Malgré l’effort, Marie Rouffet, 46 ans, rayonne sous son ciré jaune. Une fois le poisson vidé dans le ventre du navire, elle ferme les yeux et inspire une profonde bouffée d’air iodé : « Je suis une femme comblée, heureuse ! »
« Quand t’es seule au milieu de la nuit, en pleine mer, avec tes collègues et ton poisson, c’est énorme. Je peux pas le raconter, c’est un truc de ouf », dit-elle après un court moment où seul le grognement du diesel vient bercer le silence de cette nuit de septembre au large des côtes bretonnes.
« J’ai toujours été passionnée par la mer, depuis toute petite », raconte-t-elle, sa longue natte brune s’échappant de sa capuche. Pourtant, Marie voit le jour à Chamalières, près de Clermont-Ferrand. Un 15 octobre 1969.
C’est son grand-père maternel qui transmet à sa fille, puis à sa petite-fille l’amour de la mer et de la pêche. « Il avait une grosse situation chez Michelin et venait souvent pêcher ici », raconte cette femme divorcée, mère de trois filles de 26, 12 et 7 ans et d’un garçon de 23 ans.
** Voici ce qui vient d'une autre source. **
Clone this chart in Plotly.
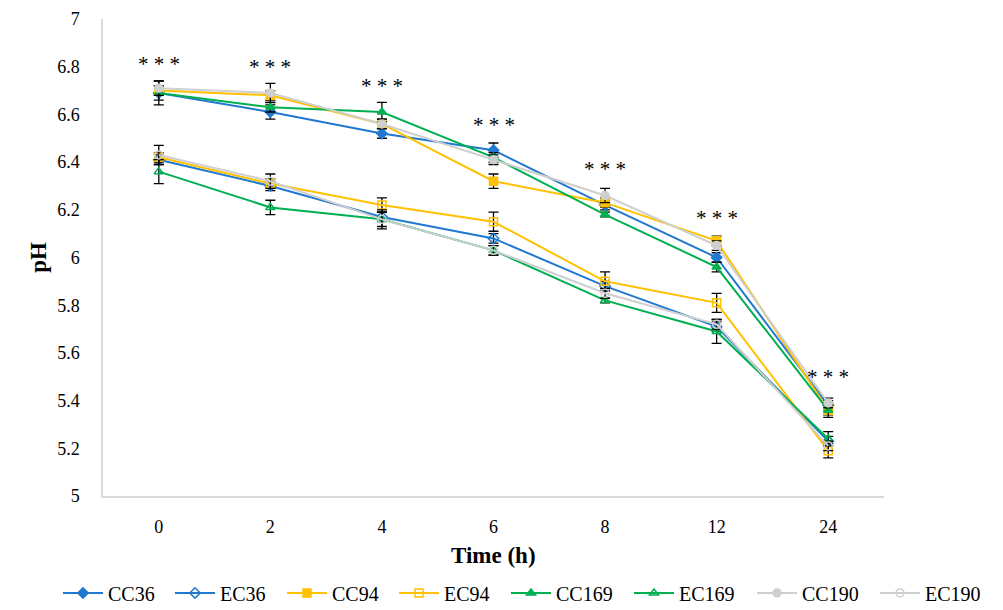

Pourtant jusqu’à ses 39 ans, elle reste en Auvergne et travaille comme aide-soignante à domicile, après un Bac L et deux années de droit. « Mais j’étais tout le temps triste », se souvient-elle.
En 2008, elle part donc 15 jours au Guilvinec « pour voir ». Elle réussit à embarquer comme passagère pour une campagne de pêche de plusieurs jours. « Là, je me suis dit que je voulais faire ça ».
« Il y a assez peu de femmes marins pêcheurs, c’est quand même un métier exigeant », explique Philippe Bothorel, directeur du lycée maritime du Guilvinec, qui forme chaque année quelque 180 futurs matelots. « Quand on a une fille par an chez nous c’est exceptionnel », dit le chef d’établissement.
La France comptait en 2015 environ 40 300 marins dont 44% à la pêche, soit 17 700 personnes, dont 1,5% sont des femmes, selon le ministère de l’Environnement, de l’énergie et de la mer.